The NCAA has made two big changes that apply to the Kentucky Wildcats and any school with potential NBA prospects are are underclassman.
For the past several years, the deadline for players to announce and withdraw their names from the NBA draft in order to return to college basketball the next season has come not long after the previous season ended. That often left players with little time to decide if entering the draft was a smart move or not, but now they'll have more time to evaluate what the best possible decision is.
DI Council pushes back date by which men's basketball players must remove name from NBA draft to 10 days after conclusion of draft combine.— NCAA (@NCAA) January 13, 2016
Students can also enter NBA draft multiple times without jeopardizing eligibility & participate in combine & 1 tryout per NBA team per year.— NCAA (@NCAA) January 13, 2016
The 2016 NBA Draft Combine is currently scheduled for May 11-15, which means the new declaration deadline should now be May 25. That gives players more than a full month to evaluate what the best decision regarding their future should be while also getting a better feel for NBA teams who may be willing to draft them.

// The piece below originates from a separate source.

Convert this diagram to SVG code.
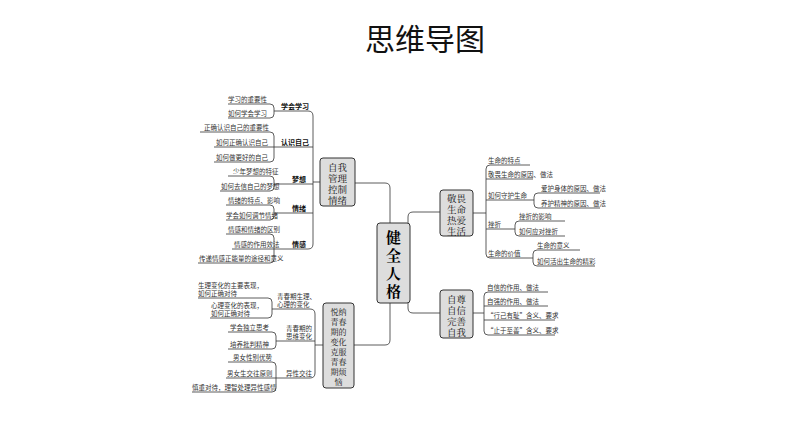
<svg xmlns="http://www.w3.org/2000/svg" width="794" height="447" viewBox="0 0 794 447">
<style>
.t{font-family:"Noto Sans CJK SC","Noto Sans",sans-serif;font-size:6.5px;fill:#333}
.l{font-family:"Noto Sans CJK SC",sans-serif;font-size:7px;fill:#111;font-weight:bold}
.n{font-family:"Noto Serif CJK SC","Noto Sans CJK SC",serif;font-size:9.5px;fill:#111}
.box{fill:#ddd;stroke:#333;stroke-width:1}
.c path{fill:none;stroke:#333;stroke-width:0.8}
</style>
<rect width="794" height="447" fill="#fff"/>
<text x="425" y="50" text-anchor="middle" font-family="Noto Sans CJK SC,sans-serif" font-size="30" fill="#111">思维导图</text>
<g class="c">
<path d="M355,183 H385 Q390,183 390,188 V340 Q390,345 385,345 H354"/>
<path d="M408,223 V217 Q408,212 413,212 H440"/>
<path d="M408,303 V308 Q408,313 413,313 H440"/>
<path d="M320,182 H313 M274,111 H308 Q313,111 313,116 V244 Q313,249 308,249 H274 M274,147 H313 M274,184 H313 M274,213 H313"/>
<path d="M228,104 H270 Q274,104 274,108 V114 Q274,118 270,118 H228"/>
<path d="M200,132 H270 Q274,132 274,136 V158 Q274,162 270,162 H214 M214,147 H274"/>
<path d="M228,176 H270 Q274,176 274,180 V187 Q274,191 270,191 H220"/>
<path d="M226,205 H270 Q274,205 274,209 V216 Q274,220 270,220 H226"/>
<path d="M226,234 H270 Q274,234 274,238 V259 Q274,263 270,263 H198 M232,249 H274"/>
<path d="M323,345 H315 M272,309 H310 Q315,309 315,314 V373 Q315,378 310,378 H276 M276,341 H315"/>
<path d="M198,298 H268 Q272,298 272,302 V314 Q272,318 268,318 H210"/>
<path d="M228,332 H272 Q276,332 276,336 V345 Q276,349 272,349 H228"/>
<path d="M228,362 H272 Q276,362 276,366 V388 Q276,392 272,392 H192 M226,378 H276"/>
<path d="M473,213 H486 M530,165 H490 Q486,165 486,169 V254 Q486,258 490,258 H533 M486,179 H533 M486,200 H534 M486,229 H515"/>
<path d="M600,193 H538 Q534,193 534,197 V204 Q534,208 538,208 H600"/>
<path d="M565,221 H519 Q515,221 515,225 V232 Q515,236 519,236 H565"/>
<path d="M580,250 H537 Q533,250 533,254 V262 Q533,266 537,266 H595"/>
<path d="M473,313 H484 M548,292 H488 Q484,292 484,296 V331 Q484,335 488,335 H555 M484,306 H548 M484,320 H555"/>
</g>
<g id="center"><rect class="box" x="377" y="223" width="33" height="80" rx="3" fill="#ccc"/>
<text font-family="Noto Serif CJK SC,serif" font-size="15" font-weight="bold" text-anchor="middle"><tspan x="393.5" y="243">健</tspan><tspan x="393.5" y="261">全</tspan><tspan x="393.5" y="279">人</tspan><tspan x="393.5" y="297">格</tspan></text></g>
<g id="n1"><rect class="box" x="320" y="158" width="35" height="48" rx="3"/>
<text class="n" text-anchor="middle"><tspan x="337.5" y="171">自我</tspan><tspan x="337.5" y="182">管理</tspan><tspan x="337.5" y="193">控制</tspan><tspan x="337.5" y="204">情绪</tspan></text></g>
<g id="n2"><rect class="box" x="323" y="303" width="31" height="85" rx="3"/>
<text class="n" text-anchor="middle" style="font-size:8px"><tspan x="338.5" y="315">悦纳</tspan><tspan x="338.5" y="325">青春</tspan><tspan x="338.5" y="335">期的</tspan><tspan x="338.5" y="345">变化</tspan><tspan x="338.5" y="355">克服</tspan><tspan x="338.5" y="365">青春</tspan><tspan x="338.5" y="375">期烦</tspan><tspan x="338.5" y="385">恼</tspan></text></g>
<g id="n3"><rect class="box" x="440" y="190" width="33" height="46" rx="3"/>
<text class="n" text-anchor="middle"><tspan x="456.5" y="202">敬畏</tspan><tspan x="456.5" y="213">生命</tspan><tspan x="456.5" y="224">热爱</tspan><tspan x="456.5" y="235">生活</tspan></text></g>
<g id="n4"><rect class="box" x="440" y="290" width="33" height="48" rx="3"/>
<text class="n" text-anchor="middle"><tspan x="456.5" y="303">自尊</tspan><tspan x="456.5" y="314">自信</tspan><tspan x="456.5" y="325">完善</tspan><tspan x="456.5" y="336">自我</tspan></text></g>
<g id="labels">
<text class="l" x="281" y="109">学会学习</text>
<text class="l" x="281" y="145">认识自己</text>
<text class="l" x="292" y="182">梦想</text>
<text class="l" x="292" y="211">情绪</text>
<text class="l" x="292" y="247">情感</text>
<text class="t" x="277" y="299">青春期生理、</text><text class="t" x="277" y="307">心理的变化</text>
<text class="t" x="286" y="331">青春期的</text><text class="t" x="286" y="339">思维变化</text>
<text class="t" x="286" y="376">异性交往</text>
</g>
<g id="items">
<text class="t" x="228" y="102">学习的重要性</text>
<text class="t" x="228" y="116">如何学会学习</text>
<text class="t" x="204" y="130">正确认识自己的重要性</text>
<text class="t" x="216" y="145">如何正确认识自己</text>
<text class="t" x="216" y="160">如何做更好的自己</text>
<text class="t" x="233" y="174">少年梦想的特征</text>
<text class="t" x="221" y="189">如何去信自己的梦想</text>
<text class="t" x="228" y="203">情绪的特点、影响</text>
<text class="t" x="226" y="218">学会如何调节情绪</text>
<text class="t" x="228" y="232">情感和情绪的区别</text>
<text class="t" x="234" y="247">情感的作用效法</text>
<text class="t" x="199" y="261">传递情感正能量的途径和意义</text>
<text class="t" x="198" y="288">生理变化的主要表现，</text><text class="t" x="198" y="296">如何正确对待</text>
<text class="t" x="211" y="308">心理变化的表现，</text><text class="t" x="211" y="316">如何正确对待</text>
<text class="t" x="230" y="330">学会独立思考</text>
<text class="t" x="230" y="347">培养批判精神</text>
<text class="t" x="233" y="360">男女性别优势</text>
<text class="t" x="227" y="376">男女生交往原则</text>
<text class="t" x="192" y="390">慎重对待，理智处理异性感情</text>
<text class="t" x="488" y="163">生命的特点</text>
<text class="t" x="488" y="177">敬畏生命的原因、做法</text>
<text class="t" x="488" y="198">如何守护生命</text>
<text class="t" x="541" y="191">爱护身体的原因、做法</text>
<text class="t" x="541" y="206">养护精神的原因、做法</text>
<text class="t" x="488" y="227">挫折</text>
<text class="t" x="519" y="219">挫折的影响</text>
<text class="t" x="519" y="234">如何应对挫折</text>
<text class="t" x="488" y="256">生命的价值</text>
<text class="t" x="537" y="248">生命的意义</text>
<text class="t" x="537" y="264">如何活出生命的精彩</text>
<text class="t" x="487" y="290">自信的作用、做法</text>
<text class="t" x="487" y="304">自强的作用、做法</text>
<text class="t" x="487" y="318">“行己有耻”含义、要求</text>
<text class="t" x="487" y="333">“止于至善”含义、要求</text>
</g>
</svg>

While this doesn't mean much to sure-fire talents like Karl-Anthony Towns, it may have an effect on guys with far more uncertainty regarding their draft stock, like say Tyler Ulis, Marcus Lee or even Skal Labissiere.
Ulis and Lee are more likely to go in the second round of this year's draft if they come out, so getting to the combine and even try out for one NBA team will help them know if they'll be selected in the draft.
As for Skal, it will help him learn if an NBA team will still be willing to spend a high draft pick on him and allow him to develop for several years — something he clearly needs — or if he should stay in school for one more season.
In the end, these rule changes are a big win for college players everywhere, and it's good to see an example of the NCAA actually working for the players vs. the far-too-many examples of making the players work for them.